#### TASK DETAILS:
Pictures stay out of the copy. Please reproduce only the lines between the one holding "Emit a web page" and the one holding "0, 2, 4, 6, 8];", inclusive.
─── EXTRACTED MATERIAL ───
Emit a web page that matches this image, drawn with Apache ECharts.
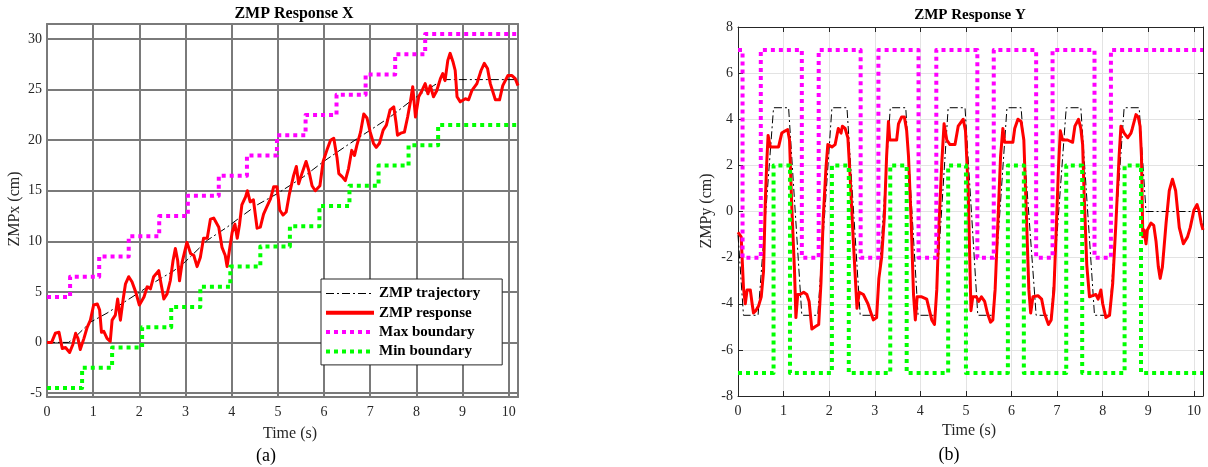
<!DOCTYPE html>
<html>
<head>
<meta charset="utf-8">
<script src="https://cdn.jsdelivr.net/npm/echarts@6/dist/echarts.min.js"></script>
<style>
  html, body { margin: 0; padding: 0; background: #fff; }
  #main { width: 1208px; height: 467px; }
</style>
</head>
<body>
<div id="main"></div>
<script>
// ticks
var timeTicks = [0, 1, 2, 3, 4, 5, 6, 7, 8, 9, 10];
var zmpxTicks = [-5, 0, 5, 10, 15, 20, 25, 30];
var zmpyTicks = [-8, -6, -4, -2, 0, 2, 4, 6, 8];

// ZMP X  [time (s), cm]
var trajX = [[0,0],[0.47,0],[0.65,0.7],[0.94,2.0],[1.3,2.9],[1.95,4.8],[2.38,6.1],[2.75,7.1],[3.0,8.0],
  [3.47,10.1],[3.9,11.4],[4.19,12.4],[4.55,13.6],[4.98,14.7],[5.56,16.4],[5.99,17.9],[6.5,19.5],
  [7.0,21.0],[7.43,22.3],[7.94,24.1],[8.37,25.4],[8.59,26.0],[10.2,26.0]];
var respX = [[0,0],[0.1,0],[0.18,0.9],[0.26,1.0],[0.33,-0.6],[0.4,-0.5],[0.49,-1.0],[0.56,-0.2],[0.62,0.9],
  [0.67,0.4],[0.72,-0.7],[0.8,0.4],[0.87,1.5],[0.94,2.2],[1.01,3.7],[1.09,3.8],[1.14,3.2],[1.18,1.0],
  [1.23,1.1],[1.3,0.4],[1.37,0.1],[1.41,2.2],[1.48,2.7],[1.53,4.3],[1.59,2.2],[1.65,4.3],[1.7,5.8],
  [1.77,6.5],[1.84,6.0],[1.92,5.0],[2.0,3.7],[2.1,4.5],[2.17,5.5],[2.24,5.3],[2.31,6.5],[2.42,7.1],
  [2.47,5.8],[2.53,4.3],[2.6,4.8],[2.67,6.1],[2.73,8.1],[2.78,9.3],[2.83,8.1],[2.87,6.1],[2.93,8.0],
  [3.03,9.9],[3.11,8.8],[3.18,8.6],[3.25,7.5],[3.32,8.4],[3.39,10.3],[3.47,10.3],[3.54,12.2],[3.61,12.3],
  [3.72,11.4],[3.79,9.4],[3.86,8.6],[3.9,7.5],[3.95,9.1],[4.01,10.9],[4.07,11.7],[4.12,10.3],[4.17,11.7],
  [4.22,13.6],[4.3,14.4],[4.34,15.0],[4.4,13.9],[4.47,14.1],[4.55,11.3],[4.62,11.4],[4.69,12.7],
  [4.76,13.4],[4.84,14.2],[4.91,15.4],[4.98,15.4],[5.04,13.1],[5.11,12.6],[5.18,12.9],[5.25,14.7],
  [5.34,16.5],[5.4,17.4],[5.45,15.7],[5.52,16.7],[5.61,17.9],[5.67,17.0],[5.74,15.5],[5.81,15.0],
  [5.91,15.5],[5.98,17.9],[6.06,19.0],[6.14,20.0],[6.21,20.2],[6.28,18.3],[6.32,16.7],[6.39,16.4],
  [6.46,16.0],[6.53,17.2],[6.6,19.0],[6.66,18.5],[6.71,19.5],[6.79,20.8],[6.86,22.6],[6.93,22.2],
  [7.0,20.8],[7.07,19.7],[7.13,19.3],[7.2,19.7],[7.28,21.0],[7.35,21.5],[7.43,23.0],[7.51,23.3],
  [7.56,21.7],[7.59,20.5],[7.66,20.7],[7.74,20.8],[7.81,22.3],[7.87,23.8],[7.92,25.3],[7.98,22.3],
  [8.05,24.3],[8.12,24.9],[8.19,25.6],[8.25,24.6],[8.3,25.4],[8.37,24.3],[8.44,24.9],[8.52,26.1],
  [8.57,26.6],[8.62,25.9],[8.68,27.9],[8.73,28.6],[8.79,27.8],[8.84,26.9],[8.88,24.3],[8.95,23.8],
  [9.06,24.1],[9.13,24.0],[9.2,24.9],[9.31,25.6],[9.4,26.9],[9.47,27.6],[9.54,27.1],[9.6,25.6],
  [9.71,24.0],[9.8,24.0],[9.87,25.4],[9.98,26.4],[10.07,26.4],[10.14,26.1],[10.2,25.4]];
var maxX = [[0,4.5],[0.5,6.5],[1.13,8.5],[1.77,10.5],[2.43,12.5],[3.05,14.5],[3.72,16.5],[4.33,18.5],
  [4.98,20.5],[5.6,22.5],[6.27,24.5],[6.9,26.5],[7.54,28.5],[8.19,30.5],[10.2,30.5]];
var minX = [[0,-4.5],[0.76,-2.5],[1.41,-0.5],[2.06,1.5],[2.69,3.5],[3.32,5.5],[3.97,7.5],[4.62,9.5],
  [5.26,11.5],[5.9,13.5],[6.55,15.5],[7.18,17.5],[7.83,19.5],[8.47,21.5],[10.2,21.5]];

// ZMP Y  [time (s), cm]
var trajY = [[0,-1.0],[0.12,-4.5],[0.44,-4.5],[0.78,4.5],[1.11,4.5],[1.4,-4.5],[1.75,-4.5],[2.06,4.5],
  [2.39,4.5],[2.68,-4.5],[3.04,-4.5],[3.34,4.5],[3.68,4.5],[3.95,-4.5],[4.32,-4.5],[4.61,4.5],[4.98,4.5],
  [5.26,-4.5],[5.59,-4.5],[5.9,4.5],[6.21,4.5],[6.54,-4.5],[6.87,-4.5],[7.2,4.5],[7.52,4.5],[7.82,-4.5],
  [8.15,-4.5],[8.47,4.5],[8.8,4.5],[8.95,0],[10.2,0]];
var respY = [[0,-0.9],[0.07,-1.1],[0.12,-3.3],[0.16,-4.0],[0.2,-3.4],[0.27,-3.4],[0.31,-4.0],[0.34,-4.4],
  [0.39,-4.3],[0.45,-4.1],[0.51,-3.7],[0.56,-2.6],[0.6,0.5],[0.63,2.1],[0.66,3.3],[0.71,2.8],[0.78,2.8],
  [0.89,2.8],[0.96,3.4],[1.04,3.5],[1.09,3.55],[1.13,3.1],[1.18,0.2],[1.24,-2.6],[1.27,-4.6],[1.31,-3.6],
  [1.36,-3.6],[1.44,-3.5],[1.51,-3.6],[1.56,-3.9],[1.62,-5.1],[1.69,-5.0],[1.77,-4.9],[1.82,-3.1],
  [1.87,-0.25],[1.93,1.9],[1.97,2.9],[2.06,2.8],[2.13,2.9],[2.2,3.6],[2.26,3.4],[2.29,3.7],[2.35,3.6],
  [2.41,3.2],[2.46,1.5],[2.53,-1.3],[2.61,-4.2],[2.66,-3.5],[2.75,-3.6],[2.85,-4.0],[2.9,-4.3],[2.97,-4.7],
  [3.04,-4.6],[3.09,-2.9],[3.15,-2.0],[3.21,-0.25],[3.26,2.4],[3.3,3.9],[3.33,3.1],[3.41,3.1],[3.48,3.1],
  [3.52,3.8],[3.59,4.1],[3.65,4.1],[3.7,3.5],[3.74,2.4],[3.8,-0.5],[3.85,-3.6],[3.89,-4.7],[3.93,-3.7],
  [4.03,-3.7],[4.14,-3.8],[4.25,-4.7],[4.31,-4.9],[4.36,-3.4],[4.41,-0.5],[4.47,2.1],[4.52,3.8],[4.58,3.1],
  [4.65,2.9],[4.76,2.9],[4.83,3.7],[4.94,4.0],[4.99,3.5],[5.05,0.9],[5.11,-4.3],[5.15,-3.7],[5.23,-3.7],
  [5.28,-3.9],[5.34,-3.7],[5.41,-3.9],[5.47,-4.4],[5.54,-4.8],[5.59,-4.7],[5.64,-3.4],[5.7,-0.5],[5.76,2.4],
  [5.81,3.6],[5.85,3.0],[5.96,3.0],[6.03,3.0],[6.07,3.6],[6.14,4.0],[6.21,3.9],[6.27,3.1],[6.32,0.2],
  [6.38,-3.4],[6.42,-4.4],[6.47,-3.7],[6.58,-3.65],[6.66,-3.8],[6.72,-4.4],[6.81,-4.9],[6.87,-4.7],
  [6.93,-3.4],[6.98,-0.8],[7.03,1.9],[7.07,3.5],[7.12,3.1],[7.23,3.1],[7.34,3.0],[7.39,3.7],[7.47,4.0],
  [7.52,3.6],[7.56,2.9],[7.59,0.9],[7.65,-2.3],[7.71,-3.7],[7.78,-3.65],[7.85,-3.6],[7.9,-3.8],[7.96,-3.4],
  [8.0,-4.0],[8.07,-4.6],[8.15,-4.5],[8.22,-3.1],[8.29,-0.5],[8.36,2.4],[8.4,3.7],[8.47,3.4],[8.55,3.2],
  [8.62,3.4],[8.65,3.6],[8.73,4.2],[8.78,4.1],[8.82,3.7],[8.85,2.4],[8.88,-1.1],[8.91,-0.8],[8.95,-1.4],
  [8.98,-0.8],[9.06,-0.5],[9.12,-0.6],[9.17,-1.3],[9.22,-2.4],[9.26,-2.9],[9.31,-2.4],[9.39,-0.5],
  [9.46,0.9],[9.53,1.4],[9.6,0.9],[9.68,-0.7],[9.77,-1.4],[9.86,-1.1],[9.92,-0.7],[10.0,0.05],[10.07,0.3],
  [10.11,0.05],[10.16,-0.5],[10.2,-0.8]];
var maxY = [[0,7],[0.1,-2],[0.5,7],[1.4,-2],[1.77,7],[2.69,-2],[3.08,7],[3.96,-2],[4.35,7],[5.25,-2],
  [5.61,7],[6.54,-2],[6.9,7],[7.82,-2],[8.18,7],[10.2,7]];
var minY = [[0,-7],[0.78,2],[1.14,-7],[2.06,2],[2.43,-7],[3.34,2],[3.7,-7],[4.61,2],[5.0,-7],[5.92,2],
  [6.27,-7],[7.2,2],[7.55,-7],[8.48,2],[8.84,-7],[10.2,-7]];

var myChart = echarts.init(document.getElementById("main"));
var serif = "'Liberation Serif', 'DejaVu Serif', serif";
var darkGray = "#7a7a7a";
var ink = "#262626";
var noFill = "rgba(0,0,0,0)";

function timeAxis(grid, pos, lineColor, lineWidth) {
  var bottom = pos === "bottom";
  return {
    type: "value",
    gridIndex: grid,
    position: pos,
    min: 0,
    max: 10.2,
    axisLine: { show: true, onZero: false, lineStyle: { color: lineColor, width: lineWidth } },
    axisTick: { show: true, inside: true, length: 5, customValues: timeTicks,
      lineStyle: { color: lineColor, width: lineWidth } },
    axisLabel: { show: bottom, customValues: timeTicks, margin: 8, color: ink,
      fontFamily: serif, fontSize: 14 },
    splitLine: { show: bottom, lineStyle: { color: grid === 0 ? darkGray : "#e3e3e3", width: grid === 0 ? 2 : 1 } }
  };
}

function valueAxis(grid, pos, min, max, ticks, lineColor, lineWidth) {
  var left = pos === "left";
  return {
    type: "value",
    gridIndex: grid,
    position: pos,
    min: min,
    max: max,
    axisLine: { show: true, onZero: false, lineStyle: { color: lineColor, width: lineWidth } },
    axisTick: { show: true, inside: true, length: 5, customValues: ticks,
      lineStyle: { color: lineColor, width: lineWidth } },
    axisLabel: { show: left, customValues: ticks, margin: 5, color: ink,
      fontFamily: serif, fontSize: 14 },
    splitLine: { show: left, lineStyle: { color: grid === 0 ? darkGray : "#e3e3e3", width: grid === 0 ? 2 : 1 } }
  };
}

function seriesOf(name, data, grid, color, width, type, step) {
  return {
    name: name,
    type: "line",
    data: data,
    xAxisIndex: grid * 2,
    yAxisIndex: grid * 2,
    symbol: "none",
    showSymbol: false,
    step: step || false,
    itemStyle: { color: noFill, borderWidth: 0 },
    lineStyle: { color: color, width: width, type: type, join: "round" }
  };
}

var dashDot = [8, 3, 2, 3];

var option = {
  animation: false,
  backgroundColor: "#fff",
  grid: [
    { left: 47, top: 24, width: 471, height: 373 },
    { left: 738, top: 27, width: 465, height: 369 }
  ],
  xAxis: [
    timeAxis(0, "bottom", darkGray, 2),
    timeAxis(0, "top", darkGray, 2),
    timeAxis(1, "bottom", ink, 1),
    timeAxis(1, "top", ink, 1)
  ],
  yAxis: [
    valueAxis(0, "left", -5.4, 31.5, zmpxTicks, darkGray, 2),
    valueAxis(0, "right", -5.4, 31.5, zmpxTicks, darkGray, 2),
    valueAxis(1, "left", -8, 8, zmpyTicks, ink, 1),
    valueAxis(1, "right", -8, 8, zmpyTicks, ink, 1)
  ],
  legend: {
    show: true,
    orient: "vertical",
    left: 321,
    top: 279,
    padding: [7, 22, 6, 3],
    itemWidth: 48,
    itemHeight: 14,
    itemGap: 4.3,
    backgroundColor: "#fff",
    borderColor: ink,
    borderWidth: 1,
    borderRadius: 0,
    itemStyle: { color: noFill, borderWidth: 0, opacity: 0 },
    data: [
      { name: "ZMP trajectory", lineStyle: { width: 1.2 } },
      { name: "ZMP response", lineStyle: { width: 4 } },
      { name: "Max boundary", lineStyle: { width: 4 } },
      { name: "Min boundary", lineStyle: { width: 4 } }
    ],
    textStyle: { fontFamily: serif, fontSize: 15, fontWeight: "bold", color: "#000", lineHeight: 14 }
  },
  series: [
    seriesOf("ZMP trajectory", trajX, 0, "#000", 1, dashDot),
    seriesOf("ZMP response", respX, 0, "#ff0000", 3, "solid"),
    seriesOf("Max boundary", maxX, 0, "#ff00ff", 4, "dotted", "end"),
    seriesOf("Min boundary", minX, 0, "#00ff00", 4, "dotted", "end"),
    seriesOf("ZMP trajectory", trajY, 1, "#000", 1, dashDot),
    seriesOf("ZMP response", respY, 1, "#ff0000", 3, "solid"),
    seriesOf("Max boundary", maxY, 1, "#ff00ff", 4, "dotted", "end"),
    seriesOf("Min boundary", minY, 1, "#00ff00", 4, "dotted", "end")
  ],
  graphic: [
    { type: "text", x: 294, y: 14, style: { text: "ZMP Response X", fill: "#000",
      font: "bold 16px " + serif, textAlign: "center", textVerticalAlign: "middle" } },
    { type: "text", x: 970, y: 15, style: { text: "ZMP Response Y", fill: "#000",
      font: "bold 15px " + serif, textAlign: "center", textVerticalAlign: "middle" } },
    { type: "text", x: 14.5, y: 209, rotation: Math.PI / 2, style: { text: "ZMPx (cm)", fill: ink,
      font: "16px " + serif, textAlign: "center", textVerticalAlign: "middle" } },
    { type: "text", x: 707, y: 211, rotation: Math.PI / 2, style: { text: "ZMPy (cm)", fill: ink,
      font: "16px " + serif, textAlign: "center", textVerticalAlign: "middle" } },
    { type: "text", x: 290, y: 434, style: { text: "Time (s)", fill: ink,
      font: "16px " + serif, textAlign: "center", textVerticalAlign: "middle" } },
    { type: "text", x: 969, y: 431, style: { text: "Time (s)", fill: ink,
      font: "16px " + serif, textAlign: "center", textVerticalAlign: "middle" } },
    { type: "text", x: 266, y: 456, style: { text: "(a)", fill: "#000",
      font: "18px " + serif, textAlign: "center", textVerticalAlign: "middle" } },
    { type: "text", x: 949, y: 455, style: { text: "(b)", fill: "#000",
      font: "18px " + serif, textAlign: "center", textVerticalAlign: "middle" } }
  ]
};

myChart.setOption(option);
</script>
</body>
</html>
───
─── EXTRACTED MATERIAL ───
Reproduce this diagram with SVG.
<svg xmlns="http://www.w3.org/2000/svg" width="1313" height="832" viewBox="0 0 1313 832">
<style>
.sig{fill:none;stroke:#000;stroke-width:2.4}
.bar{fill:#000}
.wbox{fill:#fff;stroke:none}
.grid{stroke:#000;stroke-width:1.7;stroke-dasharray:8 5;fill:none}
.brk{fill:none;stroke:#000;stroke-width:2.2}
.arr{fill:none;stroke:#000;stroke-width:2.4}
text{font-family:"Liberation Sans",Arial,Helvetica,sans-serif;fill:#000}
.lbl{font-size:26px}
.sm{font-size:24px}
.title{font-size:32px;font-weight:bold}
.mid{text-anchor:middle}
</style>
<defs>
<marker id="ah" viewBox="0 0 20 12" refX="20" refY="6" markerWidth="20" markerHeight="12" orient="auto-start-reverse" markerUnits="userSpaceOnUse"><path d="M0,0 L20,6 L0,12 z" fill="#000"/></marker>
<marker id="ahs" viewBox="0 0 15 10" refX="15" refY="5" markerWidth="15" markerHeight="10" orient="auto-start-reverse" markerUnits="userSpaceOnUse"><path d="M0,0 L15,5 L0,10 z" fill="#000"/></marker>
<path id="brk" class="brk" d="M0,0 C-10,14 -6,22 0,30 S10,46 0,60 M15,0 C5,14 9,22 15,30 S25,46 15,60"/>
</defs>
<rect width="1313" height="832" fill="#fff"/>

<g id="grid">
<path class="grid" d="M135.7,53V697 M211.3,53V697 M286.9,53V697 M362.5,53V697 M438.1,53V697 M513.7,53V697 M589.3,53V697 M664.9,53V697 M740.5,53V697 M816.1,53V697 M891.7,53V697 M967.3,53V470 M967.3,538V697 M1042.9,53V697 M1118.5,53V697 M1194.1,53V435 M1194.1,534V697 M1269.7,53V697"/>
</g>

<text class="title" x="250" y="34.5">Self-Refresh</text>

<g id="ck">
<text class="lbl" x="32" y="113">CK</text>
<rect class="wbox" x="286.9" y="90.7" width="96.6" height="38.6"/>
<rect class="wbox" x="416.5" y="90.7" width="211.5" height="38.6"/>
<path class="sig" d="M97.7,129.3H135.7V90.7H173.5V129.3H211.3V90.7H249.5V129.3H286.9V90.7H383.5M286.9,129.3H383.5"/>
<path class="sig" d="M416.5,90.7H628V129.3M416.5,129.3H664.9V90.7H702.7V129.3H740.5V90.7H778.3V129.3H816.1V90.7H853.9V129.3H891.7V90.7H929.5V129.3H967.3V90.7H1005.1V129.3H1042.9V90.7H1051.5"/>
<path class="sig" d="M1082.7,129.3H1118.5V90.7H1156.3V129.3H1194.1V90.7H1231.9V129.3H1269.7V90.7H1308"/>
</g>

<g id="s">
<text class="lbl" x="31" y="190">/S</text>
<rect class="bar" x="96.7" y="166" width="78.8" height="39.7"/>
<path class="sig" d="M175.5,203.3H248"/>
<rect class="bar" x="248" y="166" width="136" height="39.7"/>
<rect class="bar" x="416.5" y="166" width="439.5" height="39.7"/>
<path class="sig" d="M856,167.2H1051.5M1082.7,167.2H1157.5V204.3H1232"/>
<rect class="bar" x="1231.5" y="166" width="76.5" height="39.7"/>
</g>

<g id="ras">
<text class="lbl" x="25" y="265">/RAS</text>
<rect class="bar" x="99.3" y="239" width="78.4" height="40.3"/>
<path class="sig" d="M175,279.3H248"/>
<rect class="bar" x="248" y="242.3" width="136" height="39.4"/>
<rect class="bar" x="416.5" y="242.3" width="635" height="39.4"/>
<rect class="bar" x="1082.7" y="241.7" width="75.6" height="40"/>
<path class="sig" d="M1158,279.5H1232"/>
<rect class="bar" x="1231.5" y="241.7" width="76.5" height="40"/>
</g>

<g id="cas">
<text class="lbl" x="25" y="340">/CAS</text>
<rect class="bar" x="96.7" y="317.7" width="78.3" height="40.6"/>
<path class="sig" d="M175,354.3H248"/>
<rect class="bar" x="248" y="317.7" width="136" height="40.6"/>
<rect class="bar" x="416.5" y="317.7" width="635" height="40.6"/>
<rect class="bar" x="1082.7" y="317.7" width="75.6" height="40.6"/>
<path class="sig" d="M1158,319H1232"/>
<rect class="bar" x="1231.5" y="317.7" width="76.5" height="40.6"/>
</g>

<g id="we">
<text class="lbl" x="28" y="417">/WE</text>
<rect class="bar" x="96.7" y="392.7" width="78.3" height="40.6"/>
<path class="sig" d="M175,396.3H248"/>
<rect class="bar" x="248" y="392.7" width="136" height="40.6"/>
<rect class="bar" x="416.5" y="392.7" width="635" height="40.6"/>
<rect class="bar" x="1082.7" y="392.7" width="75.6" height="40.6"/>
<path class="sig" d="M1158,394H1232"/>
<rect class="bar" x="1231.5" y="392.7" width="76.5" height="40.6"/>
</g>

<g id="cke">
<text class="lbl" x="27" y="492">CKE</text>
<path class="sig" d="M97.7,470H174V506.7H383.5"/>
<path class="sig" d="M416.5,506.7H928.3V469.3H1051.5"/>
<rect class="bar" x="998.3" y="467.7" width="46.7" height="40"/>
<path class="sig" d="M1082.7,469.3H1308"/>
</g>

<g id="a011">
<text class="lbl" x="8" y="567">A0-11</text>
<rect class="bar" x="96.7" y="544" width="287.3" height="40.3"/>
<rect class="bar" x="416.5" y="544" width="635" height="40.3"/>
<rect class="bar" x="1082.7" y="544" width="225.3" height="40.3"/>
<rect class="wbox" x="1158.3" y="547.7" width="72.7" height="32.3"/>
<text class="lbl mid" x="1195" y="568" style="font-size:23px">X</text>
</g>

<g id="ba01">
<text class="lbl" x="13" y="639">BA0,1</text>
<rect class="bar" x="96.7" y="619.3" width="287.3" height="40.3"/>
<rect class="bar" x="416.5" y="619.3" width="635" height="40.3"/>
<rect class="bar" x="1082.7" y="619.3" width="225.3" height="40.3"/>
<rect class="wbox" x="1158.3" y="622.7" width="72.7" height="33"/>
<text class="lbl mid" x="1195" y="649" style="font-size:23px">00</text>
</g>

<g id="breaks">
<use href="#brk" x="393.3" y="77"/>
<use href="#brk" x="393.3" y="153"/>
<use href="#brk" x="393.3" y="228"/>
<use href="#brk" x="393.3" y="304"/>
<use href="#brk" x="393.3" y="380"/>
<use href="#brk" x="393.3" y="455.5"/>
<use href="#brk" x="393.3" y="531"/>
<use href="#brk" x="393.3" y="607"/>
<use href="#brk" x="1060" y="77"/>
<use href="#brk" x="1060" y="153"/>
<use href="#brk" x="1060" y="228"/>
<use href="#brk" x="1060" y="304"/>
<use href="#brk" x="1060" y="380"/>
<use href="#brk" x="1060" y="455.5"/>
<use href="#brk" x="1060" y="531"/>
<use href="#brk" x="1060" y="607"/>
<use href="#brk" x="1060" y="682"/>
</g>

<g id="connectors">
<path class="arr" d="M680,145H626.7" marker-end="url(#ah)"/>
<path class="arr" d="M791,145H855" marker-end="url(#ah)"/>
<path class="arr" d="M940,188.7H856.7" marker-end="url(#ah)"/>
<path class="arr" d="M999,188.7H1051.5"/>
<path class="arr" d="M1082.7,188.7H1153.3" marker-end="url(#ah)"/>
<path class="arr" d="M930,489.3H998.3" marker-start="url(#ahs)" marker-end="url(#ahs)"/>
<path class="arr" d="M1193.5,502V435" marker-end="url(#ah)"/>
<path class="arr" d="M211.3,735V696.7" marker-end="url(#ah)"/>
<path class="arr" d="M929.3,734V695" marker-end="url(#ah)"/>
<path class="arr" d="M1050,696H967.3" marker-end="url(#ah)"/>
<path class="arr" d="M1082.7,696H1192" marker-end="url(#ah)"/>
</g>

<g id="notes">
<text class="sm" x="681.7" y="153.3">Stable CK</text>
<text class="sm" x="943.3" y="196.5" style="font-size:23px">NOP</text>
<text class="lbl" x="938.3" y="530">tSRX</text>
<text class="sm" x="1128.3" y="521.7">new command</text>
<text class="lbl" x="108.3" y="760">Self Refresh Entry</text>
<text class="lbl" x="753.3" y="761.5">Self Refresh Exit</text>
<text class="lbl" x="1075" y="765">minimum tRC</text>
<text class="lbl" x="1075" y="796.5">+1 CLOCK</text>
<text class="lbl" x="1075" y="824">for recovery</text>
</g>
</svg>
───
#### SOLUTION TO THE PROBLEM:
Emit a web page that matches this image, drawn with Apache ECharts.
<!DOCTYPE html>
<html>
<head>
<meta charset="utf-8">
<script src="https://cdn.jsdelivr.net/npm/echarts@6/dist/echarts.min.js"></script>
<style>
  html, body { margin: 0; padding: 0; background: #fff; }
  #main { width: 1208px; height: 467px; }
</style>
</head>
<body>
<div id="main"></div>
<script>
// ticks
var timeTicks = [0, 1, 2, 3, 4, 5, 6, 7, 8, 9, 10];
var zmpxTicks = [-5, 0, 5, 10, 15, 20, 25, 30];
var zmpyTicks = [-8, -6, -4, -2, 0, 2, 4, 6, 8];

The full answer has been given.